=== Exercise brief ===
Count lines holding the word "this". Only the number is wanted.

=== Recorded information ===
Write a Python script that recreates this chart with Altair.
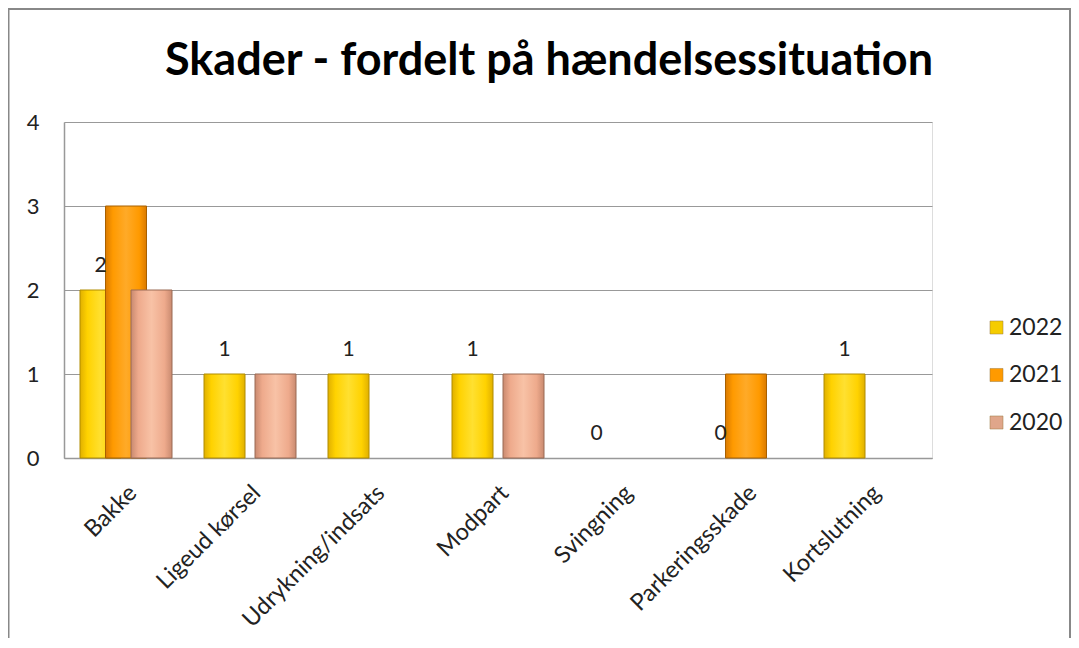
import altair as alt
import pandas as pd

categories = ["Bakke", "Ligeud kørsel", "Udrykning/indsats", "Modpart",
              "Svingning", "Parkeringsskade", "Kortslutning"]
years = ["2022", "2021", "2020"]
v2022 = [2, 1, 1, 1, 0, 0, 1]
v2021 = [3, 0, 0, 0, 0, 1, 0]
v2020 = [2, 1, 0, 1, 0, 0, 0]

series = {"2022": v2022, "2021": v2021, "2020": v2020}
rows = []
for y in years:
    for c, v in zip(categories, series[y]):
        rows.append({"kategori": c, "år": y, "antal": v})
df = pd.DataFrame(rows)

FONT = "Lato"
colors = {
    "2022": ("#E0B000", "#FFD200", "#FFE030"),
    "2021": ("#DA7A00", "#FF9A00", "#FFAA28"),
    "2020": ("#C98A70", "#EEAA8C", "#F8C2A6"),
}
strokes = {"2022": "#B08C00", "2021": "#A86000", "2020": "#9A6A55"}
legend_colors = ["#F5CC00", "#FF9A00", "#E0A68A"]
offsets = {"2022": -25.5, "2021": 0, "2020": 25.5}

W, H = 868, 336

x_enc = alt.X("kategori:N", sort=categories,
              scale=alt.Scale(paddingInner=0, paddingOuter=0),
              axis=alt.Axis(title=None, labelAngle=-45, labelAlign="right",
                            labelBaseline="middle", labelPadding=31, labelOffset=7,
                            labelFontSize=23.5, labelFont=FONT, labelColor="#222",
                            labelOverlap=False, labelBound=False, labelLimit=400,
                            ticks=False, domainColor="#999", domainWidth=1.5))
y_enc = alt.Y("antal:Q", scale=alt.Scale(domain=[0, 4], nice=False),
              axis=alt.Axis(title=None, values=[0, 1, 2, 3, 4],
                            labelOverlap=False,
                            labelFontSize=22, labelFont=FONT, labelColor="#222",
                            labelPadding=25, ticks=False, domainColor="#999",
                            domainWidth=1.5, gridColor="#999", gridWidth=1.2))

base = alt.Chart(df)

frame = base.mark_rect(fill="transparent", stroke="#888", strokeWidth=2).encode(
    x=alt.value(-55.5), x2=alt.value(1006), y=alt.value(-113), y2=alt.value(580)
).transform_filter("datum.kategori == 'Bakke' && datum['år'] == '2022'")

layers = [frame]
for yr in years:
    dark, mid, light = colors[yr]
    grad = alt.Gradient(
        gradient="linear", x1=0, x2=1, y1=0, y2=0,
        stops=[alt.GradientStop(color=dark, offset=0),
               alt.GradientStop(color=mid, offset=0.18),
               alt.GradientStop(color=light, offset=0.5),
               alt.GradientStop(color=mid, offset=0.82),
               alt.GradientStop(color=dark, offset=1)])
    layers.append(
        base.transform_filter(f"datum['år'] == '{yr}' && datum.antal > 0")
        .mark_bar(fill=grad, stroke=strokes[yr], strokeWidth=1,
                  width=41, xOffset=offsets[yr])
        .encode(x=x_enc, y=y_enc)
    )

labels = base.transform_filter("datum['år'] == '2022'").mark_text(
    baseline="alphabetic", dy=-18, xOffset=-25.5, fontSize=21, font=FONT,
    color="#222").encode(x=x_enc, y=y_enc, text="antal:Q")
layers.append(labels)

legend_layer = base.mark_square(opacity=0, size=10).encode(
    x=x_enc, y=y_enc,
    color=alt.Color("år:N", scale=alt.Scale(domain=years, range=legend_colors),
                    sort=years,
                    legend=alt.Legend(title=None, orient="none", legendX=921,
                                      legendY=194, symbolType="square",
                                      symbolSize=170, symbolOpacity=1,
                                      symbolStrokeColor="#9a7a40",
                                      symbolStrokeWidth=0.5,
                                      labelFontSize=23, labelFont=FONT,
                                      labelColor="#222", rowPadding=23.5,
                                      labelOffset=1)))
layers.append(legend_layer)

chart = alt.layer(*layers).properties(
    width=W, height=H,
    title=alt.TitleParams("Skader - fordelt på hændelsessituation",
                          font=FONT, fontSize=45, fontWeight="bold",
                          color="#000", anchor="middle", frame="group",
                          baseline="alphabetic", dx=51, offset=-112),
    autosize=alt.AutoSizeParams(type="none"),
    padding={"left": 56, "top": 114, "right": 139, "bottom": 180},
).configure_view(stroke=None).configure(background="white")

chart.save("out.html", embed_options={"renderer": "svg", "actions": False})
* * *
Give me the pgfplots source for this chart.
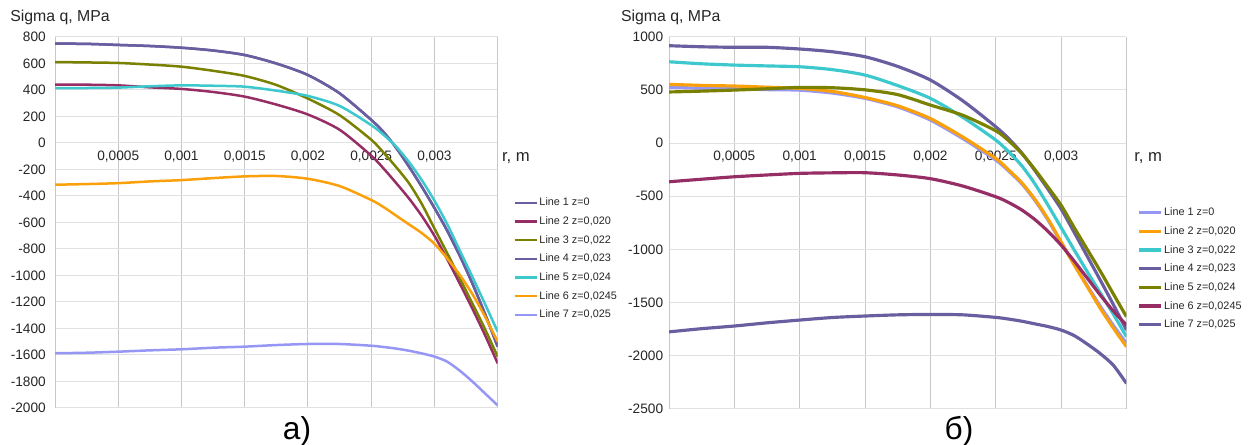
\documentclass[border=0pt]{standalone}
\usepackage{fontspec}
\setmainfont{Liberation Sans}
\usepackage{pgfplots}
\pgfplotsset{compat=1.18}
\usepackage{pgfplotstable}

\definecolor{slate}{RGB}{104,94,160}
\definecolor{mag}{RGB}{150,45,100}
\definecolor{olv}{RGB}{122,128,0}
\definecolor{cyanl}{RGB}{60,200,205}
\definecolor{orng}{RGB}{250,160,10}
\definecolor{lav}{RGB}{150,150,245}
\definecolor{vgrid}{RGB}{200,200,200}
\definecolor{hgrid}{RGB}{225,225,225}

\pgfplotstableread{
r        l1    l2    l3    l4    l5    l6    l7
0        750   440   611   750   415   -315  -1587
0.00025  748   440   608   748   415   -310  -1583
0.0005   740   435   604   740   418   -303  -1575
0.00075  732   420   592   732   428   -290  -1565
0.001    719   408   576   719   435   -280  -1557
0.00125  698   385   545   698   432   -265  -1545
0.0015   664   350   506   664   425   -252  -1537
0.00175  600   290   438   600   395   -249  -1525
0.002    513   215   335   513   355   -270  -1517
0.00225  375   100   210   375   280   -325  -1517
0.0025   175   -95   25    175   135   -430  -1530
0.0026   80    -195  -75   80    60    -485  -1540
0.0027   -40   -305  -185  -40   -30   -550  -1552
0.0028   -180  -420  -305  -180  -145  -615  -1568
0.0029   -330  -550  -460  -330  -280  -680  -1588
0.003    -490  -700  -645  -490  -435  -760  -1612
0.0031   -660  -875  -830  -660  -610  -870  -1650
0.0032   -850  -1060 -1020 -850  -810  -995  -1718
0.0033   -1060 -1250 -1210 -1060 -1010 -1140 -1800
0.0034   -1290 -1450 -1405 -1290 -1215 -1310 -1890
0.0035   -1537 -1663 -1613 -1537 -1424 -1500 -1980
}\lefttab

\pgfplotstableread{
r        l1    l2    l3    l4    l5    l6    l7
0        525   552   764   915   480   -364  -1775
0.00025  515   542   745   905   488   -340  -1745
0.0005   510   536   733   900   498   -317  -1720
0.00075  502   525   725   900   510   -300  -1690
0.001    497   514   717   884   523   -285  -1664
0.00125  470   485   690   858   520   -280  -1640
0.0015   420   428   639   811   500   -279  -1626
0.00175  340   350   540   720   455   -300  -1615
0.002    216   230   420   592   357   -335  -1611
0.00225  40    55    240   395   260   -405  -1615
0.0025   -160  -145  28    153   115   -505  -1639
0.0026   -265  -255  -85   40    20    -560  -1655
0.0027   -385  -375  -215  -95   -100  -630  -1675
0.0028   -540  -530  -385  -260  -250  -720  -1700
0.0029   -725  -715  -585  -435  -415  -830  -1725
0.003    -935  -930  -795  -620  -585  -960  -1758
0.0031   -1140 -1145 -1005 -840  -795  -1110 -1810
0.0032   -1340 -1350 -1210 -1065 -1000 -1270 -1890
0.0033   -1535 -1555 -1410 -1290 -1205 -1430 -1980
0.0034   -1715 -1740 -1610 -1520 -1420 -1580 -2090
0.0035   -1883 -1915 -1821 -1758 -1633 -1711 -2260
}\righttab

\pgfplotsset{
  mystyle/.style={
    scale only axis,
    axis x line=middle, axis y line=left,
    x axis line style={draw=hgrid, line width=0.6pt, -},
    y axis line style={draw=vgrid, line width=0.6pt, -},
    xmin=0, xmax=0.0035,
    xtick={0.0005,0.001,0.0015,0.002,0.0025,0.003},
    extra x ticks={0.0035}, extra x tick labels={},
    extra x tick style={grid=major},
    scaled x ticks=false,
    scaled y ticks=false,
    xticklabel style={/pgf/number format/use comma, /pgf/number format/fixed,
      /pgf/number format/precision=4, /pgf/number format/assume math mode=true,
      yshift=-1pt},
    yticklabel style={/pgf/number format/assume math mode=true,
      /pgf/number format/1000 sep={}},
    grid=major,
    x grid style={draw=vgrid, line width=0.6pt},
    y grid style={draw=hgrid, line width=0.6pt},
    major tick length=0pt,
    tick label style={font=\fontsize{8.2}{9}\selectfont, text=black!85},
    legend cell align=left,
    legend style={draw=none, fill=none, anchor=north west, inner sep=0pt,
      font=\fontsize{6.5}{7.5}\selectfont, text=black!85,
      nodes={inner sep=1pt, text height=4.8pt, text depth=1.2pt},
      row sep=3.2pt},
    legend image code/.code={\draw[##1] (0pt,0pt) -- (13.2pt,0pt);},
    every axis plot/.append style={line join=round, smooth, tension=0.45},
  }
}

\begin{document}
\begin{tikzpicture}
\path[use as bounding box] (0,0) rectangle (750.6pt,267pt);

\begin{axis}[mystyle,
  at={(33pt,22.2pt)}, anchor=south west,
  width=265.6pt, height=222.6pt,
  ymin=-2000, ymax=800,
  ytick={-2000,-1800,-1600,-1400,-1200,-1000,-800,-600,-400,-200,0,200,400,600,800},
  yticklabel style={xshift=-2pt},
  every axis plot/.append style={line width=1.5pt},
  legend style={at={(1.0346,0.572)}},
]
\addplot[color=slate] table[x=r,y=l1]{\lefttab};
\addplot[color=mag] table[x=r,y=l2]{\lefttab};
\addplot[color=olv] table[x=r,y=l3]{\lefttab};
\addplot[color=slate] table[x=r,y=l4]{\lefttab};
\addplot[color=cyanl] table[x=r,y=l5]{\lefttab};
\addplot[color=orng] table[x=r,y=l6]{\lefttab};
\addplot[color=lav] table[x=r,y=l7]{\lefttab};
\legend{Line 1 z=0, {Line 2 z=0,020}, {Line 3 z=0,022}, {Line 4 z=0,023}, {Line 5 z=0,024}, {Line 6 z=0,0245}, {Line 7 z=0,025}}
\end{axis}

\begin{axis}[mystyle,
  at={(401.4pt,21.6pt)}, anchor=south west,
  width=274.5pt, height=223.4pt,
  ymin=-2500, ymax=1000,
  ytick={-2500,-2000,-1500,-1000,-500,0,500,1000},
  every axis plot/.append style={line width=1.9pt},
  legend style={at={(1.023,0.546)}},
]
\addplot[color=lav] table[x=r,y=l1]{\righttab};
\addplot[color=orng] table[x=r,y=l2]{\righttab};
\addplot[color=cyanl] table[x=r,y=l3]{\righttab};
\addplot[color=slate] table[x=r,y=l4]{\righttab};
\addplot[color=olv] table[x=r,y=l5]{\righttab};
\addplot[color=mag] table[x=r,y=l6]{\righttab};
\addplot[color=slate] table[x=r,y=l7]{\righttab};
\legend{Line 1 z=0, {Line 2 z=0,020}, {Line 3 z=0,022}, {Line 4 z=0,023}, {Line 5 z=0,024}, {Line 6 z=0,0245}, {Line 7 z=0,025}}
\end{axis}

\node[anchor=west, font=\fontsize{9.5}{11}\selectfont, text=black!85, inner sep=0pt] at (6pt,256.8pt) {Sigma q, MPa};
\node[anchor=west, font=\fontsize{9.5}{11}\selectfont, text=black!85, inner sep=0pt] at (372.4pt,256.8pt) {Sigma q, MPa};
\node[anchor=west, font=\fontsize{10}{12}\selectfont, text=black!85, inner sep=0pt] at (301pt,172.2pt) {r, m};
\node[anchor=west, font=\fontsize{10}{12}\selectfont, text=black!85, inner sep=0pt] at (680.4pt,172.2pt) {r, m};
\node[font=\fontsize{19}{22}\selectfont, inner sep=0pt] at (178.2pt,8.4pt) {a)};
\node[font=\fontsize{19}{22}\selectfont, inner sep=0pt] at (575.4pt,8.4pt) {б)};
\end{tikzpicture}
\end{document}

=== Finished task ===
2